### TASK BRIEF
Below you will find a set of lines. Repeat them all exactly.

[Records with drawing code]
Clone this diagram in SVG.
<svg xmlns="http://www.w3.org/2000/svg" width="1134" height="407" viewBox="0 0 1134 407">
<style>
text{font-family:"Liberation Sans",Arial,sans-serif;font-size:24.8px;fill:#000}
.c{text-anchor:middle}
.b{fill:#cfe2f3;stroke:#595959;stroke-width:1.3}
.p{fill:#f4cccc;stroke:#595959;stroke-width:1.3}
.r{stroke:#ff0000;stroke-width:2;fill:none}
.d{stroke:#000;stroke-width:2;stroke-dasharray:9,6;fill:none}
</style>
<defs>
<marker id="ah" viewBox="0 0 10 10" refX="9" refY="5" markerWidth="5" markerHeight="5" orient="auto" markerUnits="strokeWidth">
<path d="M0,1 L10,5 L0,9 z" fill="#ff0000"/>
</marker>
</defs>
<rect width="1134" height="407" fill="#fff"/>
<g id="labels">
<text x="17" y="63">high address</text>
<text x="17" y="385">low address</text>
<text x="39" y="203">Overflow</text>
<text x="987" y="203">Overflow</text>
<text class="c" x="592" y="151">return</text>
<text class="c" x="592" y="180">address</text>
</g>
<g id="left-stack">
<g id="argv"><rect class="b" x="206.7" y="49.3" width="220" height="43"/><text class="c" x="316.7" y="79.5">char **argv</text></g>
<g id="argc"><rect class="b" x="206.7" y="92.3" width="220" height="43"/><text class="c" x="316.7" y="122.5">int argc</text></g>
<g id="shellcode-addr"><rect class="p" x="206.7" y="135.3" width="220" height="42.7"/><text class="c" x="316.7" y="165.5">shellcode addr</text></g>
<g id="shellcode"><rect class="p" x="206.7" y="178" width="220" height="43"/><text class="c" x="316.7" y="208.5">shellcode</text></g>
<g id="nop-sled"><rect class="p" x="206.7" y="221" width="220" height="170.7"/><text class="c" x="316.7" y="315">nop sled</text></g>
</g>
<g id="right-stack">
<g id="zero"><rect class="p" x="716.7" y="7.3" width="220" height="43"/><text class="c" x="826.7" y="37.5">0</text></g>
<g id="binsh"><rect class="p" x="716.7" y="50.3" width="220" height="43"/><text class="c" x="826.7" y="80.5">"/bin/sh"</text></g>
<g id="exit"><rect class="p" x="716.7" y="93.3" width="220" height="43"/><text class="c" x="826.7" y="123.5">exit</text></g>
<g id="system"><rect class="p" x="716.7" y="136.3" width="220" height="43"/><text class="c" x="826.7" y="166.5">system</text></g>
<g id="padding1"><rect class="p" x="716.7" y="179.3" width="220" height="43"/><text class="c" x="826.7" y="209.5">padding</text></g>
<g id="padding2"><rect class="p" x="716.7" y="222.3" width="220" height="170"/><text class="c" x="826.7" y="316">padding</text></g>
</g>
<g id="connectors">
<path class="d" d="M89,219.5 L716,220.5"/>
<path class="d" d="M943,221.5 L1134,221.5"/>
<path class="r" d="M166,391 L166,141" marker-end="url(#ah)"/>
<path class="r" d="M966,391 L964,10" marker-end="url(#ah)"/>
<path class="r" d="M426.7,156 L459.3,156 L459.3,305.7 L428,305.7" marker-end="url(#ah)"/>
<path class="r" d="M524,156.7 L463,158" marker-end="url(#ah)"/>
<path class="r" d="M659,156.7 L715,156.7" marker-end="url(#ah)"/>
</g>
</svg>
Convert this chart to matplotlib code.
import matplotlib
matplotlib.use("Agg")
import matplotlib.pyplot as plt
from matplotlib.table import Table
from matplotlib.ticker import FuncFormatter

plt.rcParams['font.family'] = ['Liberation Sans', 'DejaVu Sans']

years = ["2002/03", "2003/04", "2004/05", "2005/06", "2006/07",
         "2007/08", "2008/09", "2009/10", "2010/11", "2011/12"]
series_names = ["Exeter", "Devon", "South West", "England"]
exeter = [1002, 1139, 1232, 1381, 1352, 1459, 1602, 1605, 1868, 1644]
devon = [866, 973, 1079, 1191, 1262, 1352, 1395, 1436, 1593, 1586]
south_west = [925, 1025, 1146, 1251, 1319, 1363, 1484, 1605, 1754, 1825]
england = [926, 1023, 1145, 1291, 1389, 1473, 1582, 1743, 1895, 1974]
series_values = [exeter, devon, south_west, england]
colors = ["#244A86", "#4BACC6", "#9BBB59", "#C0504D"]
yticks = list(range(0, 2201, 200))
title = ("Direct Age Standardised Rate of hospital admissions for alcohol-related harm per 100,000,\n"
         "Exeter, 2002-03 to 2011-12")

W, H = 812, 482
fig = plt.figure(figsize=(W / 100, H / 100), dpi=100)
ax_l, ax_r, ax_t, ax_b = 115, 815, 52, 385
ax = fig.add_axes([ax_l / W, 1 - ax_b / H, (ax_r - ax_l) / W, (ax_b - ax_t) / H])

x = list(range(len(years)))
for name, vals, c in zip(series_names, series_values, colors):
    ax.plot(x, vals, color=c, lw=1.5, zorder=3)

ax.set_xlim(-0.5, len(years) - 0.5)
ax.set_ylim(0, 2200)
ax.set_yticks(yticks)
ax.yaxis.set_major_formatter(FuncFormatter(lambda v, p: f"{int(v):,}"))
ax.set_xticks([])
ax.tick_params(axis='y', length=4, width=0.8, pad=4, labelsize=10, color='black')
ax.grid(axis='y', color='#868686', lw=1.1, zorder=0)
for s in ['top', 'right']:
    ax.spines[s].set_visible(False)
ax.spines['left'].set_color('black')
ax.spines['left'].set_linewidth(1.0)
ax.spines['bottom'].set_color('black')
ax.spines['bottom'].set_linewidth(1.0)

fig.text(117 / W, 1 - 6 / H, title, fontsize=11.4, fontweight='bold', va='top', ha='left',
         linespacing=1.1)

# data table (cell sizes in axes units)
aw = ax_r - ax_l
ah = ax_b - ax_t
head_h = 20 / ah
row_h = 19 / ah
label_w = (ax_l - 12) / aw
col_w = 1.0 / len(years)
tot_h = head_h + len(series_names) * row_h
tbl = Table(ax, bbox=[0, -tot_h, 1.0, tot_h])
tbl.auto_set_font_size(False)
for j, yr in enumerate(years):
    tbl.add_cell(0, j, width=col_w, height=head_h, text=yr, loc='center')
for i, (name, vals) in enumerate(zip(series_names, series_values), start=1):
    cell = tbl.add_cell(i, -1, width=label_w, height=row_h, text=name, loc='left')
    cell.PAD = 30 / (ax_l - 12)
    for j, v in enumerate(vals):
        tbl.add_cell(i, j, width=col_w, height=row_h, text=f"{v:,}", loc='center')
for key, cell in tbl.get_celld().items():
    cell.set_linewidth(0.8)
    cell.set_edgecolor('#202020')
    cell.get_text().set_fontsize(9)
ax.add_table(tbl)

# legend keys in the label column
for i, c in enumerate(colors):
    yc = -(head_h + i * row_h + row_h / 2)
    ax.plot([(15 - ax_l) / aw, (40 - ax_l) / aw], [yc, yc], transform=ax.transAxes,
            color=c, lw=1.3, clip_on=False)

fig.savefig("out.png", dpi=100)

### CORRECT OUTPUT
Clone this diagram in SVG.
<svg xmlns="http://www.w3.org/2000/svg" width="1134" height="407" viewBox="0 0 1134 407">
<style>
text{font-family:"Liberation Sans",Arial,sans-serif;font-size:24.8px;fill:#000}
.c{text-anchor:middle}
.b{fill:#cfe2f3;stroke:#595959;stroke-width:1.3}
.p{fill:#f4cccc;stroke:#595959;stroke-width:1.3}
.r{stroke:#ff0000;stroke-width:2;fill:none}
.d{stroke:#000;stroke-width:2;stroke-dasharray:9,6;fill:none}
</style>
<defs>
<marker id="ah" viewBox="0 0 10 10" refX="9" refY="5" markerWidth="5" markerHeight="5" orient="auto" markerUnits="strokeWidth">
<path d="M0,1 L10,5 L0,9 z" fill="#ff0000"/>
</marker>
</defs>
<rect width="1134" height="407" fill="#fff"/>
<g id="labels">
<text x="17" y="63">high address</text>
<text x="17" y="385">low address</text>
<text x="39" y="203">Overflow</text>
<text x="987" y="203">Overflow</text>
<text class="c" x="592" y="151">return</text>
<text class="c" x="592" y="180">address</text>
</g>
<g id="left-stack">
<g id="argv"><rect class="b" x="206.7" y="49.3" width="220" height="43"/><text class="c" x="316.7" y="79.5">char **argv</text></g>
<g id="argc"><rect class="b" x="206.7" y="92.3" width="220" height="43"/><text class="c" x="316.7" y="122.5">int argc</text></g>
<g id="shellcode-addr"><rect class="p" x="206.7" y="135.3" width="220" height="42.7"/><text class="c" x="316.7" y="165.5">shellcode addr</text></g>
<g id="shellcode"><rect class="p" x="206.7" y="178" width="220" height="43"/><text class="c" x="316.7" y="208.5">shellcode</text></g>
<g id="nop-sled"><rect class="p" x="206.7" y="221" width="220" height="170.7"/><text class="c" x="316.7" y="315">nop sled</text></g>
</g>
<g id="right-stack">
<g id="zero"><rect class="p" x="716.7" y="7.3" width="220" height="43"/><text class="c" x="826.7" y="37.5">0</text></g>
<g id="binsh"><rect class="p" x="716.7" y="50.3" width="220" height="43"/><text class="c" x="826.7" y="80.5">"/bin/sh"</text></g>
<g id="exit"><rect class="p" x="716.7" y="93.3" width="220" height="43"/><text class="c" x="826.7" y="123.5">exit</text></g>
<g id="system"><rect class="p" x="716.7" y="136.3" width="220" height="43"/><text class="c" x="826.7" y="166.5">system</text></g>
<g id="padding1"><rect class="p" x="716.7" y="179.3" width="220" height="43"/><text class="c" x="826.7" y="209.5">padding</text></g>
<g id="padding2"><rect class="p" x="716.7" y="222.3" width="220" height="170"/><text class="c" x="826.7" y="316">padding</text></g>
</g>
<g id="connectors">
<path class="d" d="M89,219.5 L716,220.5"/>
<path class="d" d="M943,221.5 L1134,221.5"/>
<path class="r" d="M166,391 L166,141" marker-end="url(#ah)"/>
<path class="r" d="M966,391 L964,10" marker-end="url(#ah)"/>
<path class="r" d="M426.7,156 L459.3,156 L459.3,305.7 L428,305.7" marker-end="url(#ah)"/>
<path class="r" d="M524,156.7 L463,158" marker-end="url(#ah)"/>
<path class="r" d="M659,156.7 L715,156.7" marker-end="url(#ah)"/>
</g>
</svg>
Convert this chart to matplotlib code.
import matplotlib
matplotlib.use("Agg")
import matplotlib.pyplot as plt
from matplotlib.table import Table
from matplotlib.ticker import FuncFormatter

plt.rcParams['font.family'] = ['Liberation Sans', 'DejaVu Sans']

years = ["2002/03", "2003/04", "2004/05", "2005/06", "2006/07",
         "2007/08", "2008/09", "2009/10", "2010/11", "2011/12"]
series_names = ["Exeter", "Devon", "South West", "England"]
exeter = [1002, 1139, 1232, 1381, 1352, 1459, 1602, 1605, 1868, 1644]
devon = [866, 973, 1079, 1191, 1262, 1352, 1395, 1436, 1593, 1586]
south_west = [925, 1025, 1146, 1251, 1319, 1363, 1484, 1605, 1754, 1825]
england = [926, 1023, 1145, 1291, 1389, 1473, 1582, 1743, 1895, 1974]
series_values = [exeter, devon, south_west, england]
colors = ["#244A86", "#4BACC6", "#9BBB59", "#C0504D"]
yticks = list(range(0, 2201, 200))
title = ("Direct Age Standardised Rate of hospital admissions for alcohol-related harm per 100,000,\n"
         "Exeter, 2002-03 to 2011-12")

W, H = 812, 482
fig = plt.figure(figsize=(W / 100, H / 100), dpi=100)
ax_l, ax_r, ax_t, ax_b = 115, 815, 52, 385
ax = fig.add_axes([ax_l / W, 1 - ax_b / H, (ax_r - ax_l) / W, (ax_b - ax_t) / H])

x = list(range(len(years)))
for name, vals, c in zip(series_names, series_values, colors):
    ax.plot(x, vals, color=c, lw=1.5, zorder=3)

ax.set_xlim(-0.5, len(years) - 0.5)
ax.set_ylim(0, 2200)
ax.set_yticks(yticks)
ax.yaxis.set_major_formatter(FuncFormatter(lambda v, p: f"{int(v):,}"))
ax.set_xticks([])
ax.tick_params(axis='y', length=4, width=0.8, pad=4, labelsize=10, color='black')
ax.grid(axis='y', color='#868686', lw=1.1, zorder=0)
for s in ['top', 'right']:
    ax.spines[s].set_visible(False)
ax.spines['left'].set_color('black')
ax.spines['left'].set_linewidth(1.0)
ax.spines['bottom'].set_color('black')
ax.spines['bottom'].set_linewidth(1.0)

fig.text(117 / W, 1 - 6 / H, title, fontsize=11.4, fontweight='bold', va='top', ha='left',
         linespacing=1.1)

# data table (cell sizes in axes units)
aw = ax_r - ax_l
ah = ax_b - ax_t
head_h = 20 / ah
row_h = 19 / ah
label_w = (ax_l - 12) / aw
col_w = 1.0 / len(years)
tot_h = head_h + len(series_names) * row_h
tbl = Table(ax, bbox=[0, -tot_h, 1.0, tot_h])
tbl.auto_set_font_size(False)
for j, yr in enumerate(years):
    tbl.add_cell(0, j, width=col_w, height=head_h, text=yr, loc='center')
for i, (name, vals) in enumerate(zip(series_names, series_values), start=1):
    cell = tbl.add_cell(i, -1, width=label_w, height=row_h, text=name, loc='left')
    cell.PAD = 30 / (ax_l - 12)
    for j, v in enumerate(vals):
        tbl.add_cell(i, j, width=col_w, height=row_h, text=f"{v:,}", loc='center')
for key, cell in tbl.get_celld().items():
    cell.set_linewidth(0.8)
    cell.set_edgecolor('#202020')
    cell.get_text().set_fontsize(9)
ax.add_table(tbl)

# legend keys in the label column
for i, c in enumerate(colors):
    yc = -(head_h + i * row_h + row_h / 2)
    ax.plot([(15 - ax_l) / aw, (40 - ax_l) / aw], [yc, yc], transform=ax.transAxes,
            color=c, lw=1.3, clip_on=False)

fig.savefig("out.png", dpi=100)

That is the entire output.